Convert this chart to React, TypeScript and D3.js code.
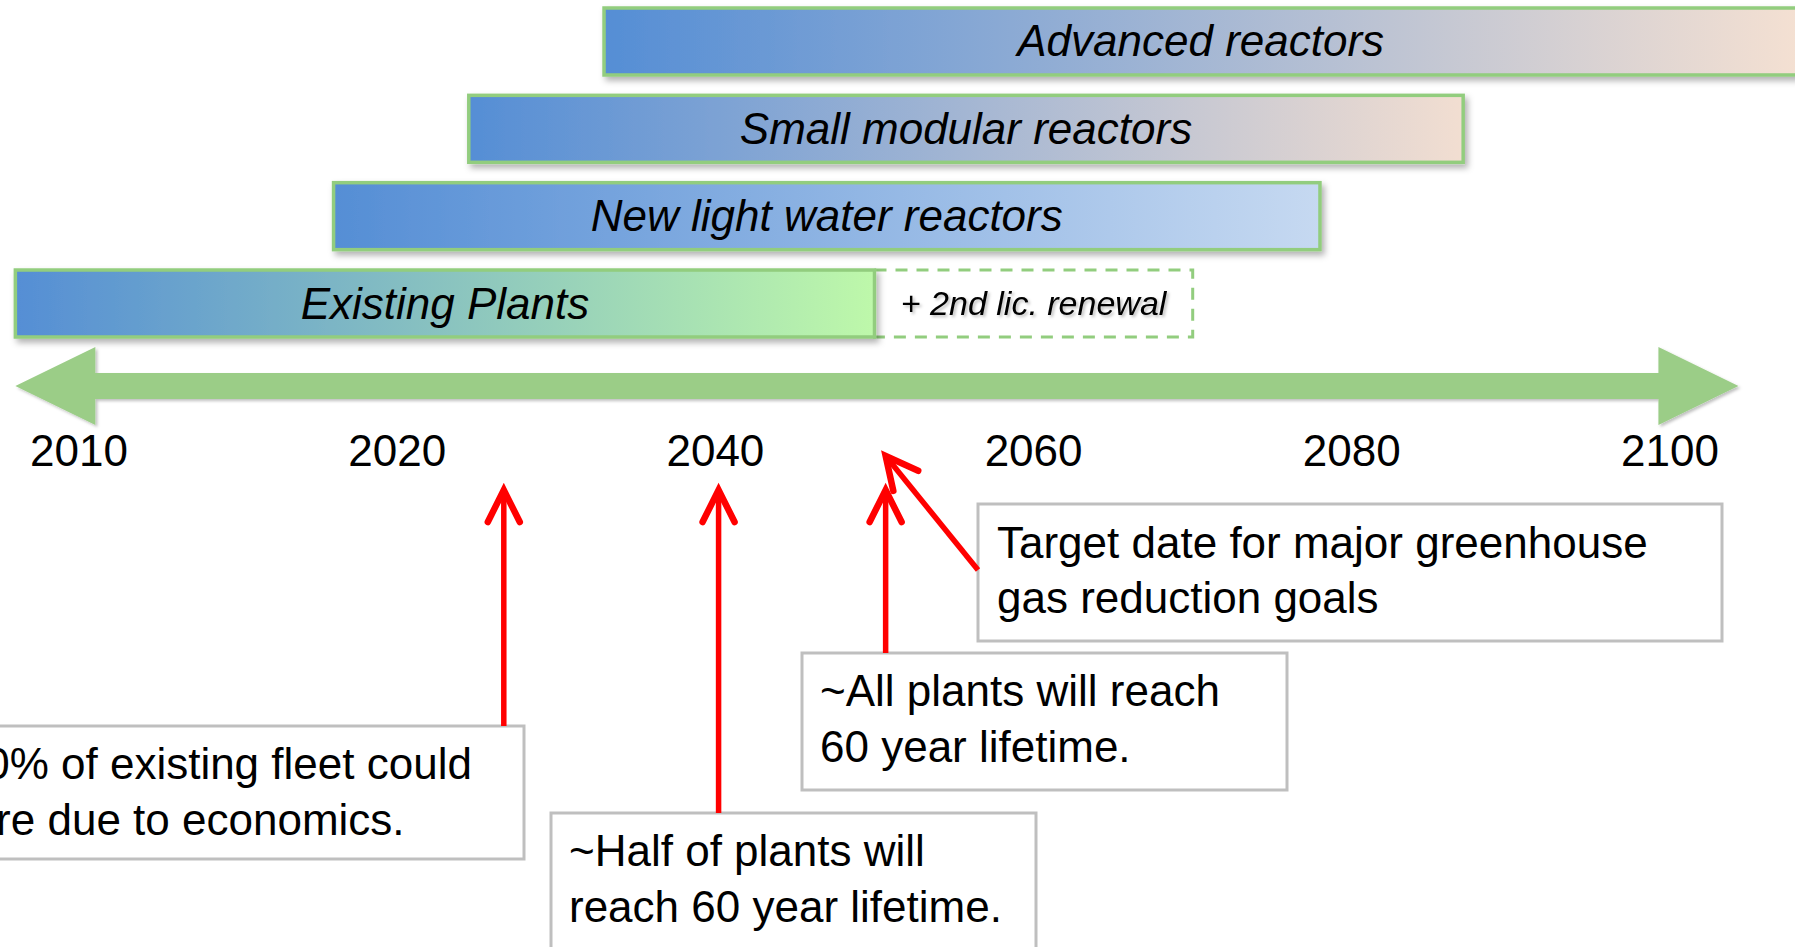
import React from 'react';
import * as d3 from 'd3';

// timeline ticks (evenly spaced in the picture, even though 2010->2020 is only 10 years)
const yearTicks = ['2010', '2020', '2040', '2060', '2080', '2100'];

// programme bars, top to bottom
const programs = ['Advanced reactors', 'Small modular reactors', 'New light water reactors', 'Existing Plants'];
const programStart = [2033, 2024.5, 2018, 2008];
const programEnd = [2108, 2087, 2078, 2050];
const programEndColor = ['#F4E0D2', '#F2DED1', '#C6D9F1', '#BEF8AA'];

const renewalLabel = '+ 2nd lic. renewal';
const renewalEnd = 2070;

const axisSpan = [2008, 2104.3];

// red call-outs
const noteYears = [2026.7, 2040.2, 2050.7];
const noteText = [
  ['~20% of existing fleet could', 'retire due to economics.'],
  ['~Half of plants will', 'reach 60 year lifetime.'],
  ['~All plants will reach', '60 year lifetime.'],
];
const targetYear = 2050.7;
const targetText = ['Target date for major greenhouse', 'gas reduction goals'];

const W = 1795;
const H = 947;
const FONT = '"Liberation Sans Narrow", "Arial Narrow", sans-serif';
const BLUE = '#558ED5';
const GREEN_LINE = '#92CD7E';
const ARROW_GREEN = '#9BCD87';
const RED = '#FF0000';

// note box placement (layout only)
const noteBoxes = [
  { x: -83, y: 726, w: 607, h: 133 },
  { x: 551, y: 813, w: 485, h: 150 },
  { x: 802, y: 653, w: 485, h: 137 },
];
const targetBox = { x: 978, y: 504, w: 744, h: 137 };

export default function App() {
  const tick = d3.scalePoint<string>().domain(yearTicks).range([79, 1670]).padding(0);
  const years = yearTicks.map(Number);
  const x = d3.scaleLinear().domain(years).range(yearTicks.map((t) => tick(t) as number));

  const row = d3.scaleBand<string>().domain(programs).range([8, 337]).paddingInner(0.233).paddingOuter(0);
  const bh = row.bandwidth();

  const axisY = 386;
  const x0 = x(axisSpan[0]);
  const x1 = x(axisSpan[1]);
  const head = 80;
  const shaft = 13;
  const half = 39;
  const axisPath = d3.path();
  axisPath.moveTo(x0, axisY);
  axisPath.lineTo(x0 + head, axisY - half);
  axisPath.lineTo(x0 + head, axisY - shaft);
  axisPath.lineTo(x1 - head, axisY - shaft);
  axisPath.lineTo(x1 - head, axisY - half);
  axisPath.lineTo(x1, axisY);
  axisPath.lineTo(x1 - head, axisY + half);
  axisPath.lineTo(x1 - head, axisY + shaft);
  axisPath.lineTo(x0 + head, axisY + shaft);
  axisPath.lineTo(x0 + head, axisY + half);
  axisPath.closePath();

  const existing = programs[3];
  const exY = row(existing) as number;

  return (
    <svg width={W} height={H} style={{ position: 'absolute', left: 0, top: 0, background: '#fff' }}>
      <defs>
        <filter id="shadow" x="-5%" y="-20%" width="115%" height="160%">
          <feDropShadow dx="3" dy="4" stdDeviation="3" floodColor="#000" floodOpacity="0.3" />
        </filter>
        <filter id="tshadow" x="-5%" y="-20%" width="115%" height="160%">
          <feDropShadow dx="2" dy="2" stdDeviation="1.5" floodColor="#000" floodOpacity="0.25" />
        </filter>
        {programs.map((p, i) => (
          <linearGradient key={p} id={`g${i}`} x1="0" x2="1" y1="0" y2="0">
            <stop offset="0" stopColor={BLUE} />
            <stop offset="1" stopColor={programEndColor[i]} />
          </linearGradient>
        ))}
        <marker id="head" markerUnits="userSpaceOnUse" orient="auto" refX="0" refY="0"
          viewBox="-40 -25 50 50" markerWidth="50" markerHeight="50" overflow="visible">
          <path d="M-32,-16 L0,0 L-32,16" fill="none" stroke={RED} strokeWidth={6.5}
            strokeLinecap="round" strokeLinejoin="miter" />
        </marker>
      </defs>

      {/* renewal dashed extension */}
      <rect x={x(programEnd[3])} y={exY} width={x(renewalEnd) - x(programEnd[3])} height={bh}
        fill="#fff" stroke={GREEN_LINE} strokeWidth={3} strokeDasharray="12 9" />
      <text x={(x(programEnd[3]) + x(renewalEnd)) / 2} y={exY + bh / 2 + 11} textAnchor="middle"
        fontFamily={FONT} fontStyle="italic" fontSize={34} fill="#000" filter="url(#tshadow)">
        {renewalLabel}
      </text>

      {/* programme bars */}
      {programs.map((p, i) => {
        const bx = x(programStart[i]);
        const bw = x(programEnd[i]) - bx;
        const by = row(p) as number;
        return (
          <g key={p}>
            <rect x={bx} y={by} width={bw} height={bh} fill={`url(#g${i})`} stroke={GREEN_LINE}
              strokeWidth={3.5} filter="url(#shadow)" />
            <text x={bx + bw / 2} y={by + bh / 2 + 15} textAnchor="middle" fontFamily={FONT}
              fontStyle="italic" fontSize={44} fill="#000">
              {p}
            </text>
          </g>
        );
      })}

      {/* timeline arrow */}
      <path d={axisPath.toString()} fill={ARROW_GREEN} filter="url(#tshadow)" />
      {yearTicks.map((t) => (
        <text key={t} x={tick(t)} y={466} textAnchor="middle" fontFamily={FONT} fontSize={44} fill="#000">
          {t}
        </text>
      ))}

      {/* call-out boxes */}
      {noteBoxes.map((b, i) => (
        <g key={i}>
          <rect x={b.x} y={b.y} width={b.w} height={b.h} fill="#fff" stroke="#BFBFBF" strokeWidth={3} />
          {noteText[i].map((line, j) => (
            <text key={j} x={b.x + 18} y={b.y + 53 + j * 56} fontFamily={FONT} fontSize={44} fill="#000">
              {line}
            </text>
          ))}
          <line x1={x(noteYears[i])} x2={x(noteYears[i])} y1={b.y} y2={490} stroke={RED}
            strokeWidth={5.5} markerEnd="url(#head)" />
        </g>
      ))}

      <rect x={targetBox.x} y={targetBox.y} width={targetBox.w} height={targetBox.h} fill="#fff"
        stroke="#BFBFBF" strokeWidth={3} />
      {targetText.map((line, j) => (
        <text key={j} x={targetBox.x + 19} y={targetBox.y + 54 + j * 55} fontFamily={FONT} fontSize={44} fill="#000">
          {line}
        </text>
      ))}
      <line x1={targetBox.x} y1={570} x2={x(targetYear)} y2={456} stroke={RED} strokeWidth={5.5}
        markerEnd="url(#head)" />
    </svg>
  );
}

◇ ◇ ◇ ◇ ◇

| Problem details |
Transcribe the opening line of the listing above, please, and every line after it through the line with "['2010', '2020', '2040', '2060', '2080', '2100'];", word for word, without pictures.

| Problem solution |
Convert this chart to React, TypeScript and D3.js code.
import React from 'react';
import * as d3 from 'd3';

// timeline ticks (evenly spaced in the picture, even though 2010->2020 is only 10 years)
const yearTicks = ['2010', '2020', '2040', '2060', '2080', '2100'];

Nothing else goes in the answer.